BINet: Learning to Solve Partial Differential Equations with Boundary Integral Networks

We propose a method combining boundary integral equations and neural networks (BINet) to solve partial differential equations (PDEs) in both bounded and unbounded domains. Unlike existing solutions that directly operate over original PDEs, BINet learns to solve, as a proxy, associated boundary integral equations using neural networks. The benefits are three-fold. Firstly, only the boundary conditions need to be fitted since the PDE can be automatically satisfied with single or double layer representations according to the potential theory. Secondly, the dimension of the boundary integral equations is typically smaller, and as such, the sample complexity can be reduced significantly.

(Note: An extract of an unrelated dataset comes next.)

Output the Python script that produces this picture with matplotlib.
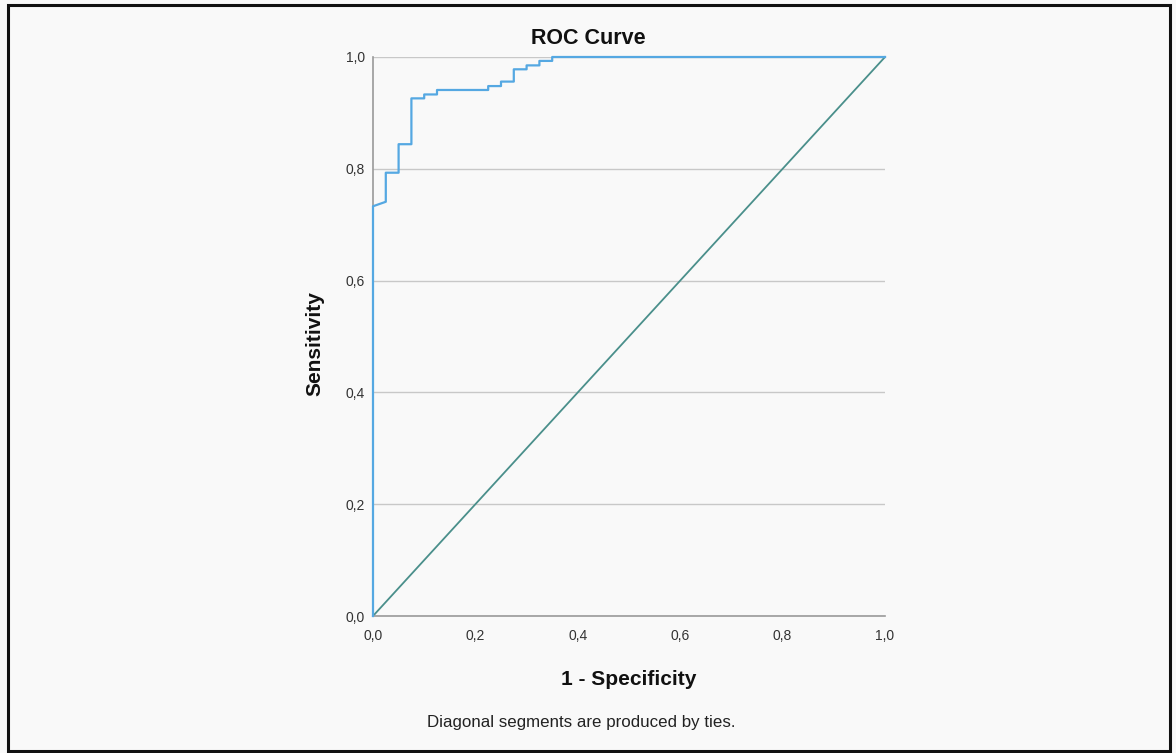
import matplotlib
matplotlib.use("Agg")
import matplotlib.pyplot as plt
from matplotlib.patches import Rectangle
from matplotlib.ticker import FuncFormatter

plt.rcParams['font.family'] = ['Liberation Sans', 'DejaVu Sans']

# ROC curve data (1 - Specificity, Sensitivity)
fpr = [0.0, 0.0, 0.025, 0.025, 0.05, 0.05, 0.075, 0.075, 0.1, 0.1, 0.125, 0.125,
       0.225, 0.225, 0.25, 0.25, 0.275, 0.275, 0.3, 0.3, 0.325, 0.325, 0.35, 0.35, 1.0]
tpr = [0.0, 0.733, 0.741, 0.793, 0.793, 0.844, 0.844, 0.926, 0.926, 0.933, 0.933, 0.941,
       0.941, 0.948, 0.948, 0.956, 0.956, 0.978, 0.978, 0.985, 0.985, 0.993, 0.993, 1.0, 1.0]
ref_x = [0.0, 1.0]
ref_y = [0.0, 1.0]
ticks = [0.0, 0.2, 0.4, 0.6, 0.8, 1.0]

bg = '#f9f9f9'
fig = plt.figure(figsize=(11.76, 7.53), dpi=100, facecolor=bg)
ax = fig.add_axes([373/1176, 1 - 616/753, 512/1176, 559/753], facecolor=bg)

ax.plot(ref_x, ref_y, color='#4a8f8b', lw=1.3, zorder=2, clip_on=False)
ax.plot(fpr, tpr, color='#55a8e2', lw=1.6, zorder=3, clip_on=False)

ax.set_xlim(0, 1)
ax.set_ylim(0, 1)
ax.set_xticks(ticks)
ax.set_yticks(ticks)
fmt = FuncFormatter(lambda v, p: f"{v:.1f}".replace('.', ','))
ax.xaxis.set_major_formatter(fmt)
ax.yaxis.set_major_formatter(fmt)
ax.tick_params(length=0, labelsize=10, colors='#333333')
ax.tick_params(axis='x', pad=9)
ax.tick_params(axis='y', pad=6)
ax.yaxis.grid(True, color='#c8c8c8', lw=1.0)
ax.set_axisbelow(True)
for s in ['top', 'right']:
    ax.spines[s].set_visible(False)
for s in ['left', 'bottom']:
    ax.spines[s].set_color('#9a9a9a')
    ax.spines[s].set_linewidth(1.2)

fig.text(588/1176, 1 - 38/753, 'ROC Curve', ha='center', va='center',
         fontsize=15.5, fontweight='bold', color='#111111')
ax.set_xlabel('1 - Specificity', fontsize=15, fontweight='bold', color='#111111', labelpad=20)
fig.text(315/1176, 1 - 344/753, 'Sensitivity', ha='center', va='center', rotation=90,
         fontsize=15, fontweight='bold', color='#111111')

fig.text(581/1176, 1 - 722/753, 'Diagonal segments are produced by ties.',
         ha='center', va='center', fontsize=12.2, color='#222222')

fig.patches.append(Rectangle((7.5/1176, 1 - 750.5/753), 1162.5/1176, 746/753,
                             transform=fig.transFigure, fill=False,
                             edgecolor='#111111', lw=2.2))

fig.savefig('out.png', dpi=100, facecolor=bg)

Lastly, in the proposed method, all differential operators of the original PDEs have been removed, hence the numerical efficiency and stability are improved. Adopting neural tangent kernel (NTK) techniques, we provide proof of the convergence of BINets in the limit that the width of the neural network goes to infinity. Extensive numerical experiments show that, without calculating high-order derivatives, BINet is much easier to train and usually gives more accurate solutions, especially in the cases that the boundary conditions are not smooth enough. Further, BINet outperforms strong baselines for both one single PDE and parameterized PDEs in the bounded and unbounded domains.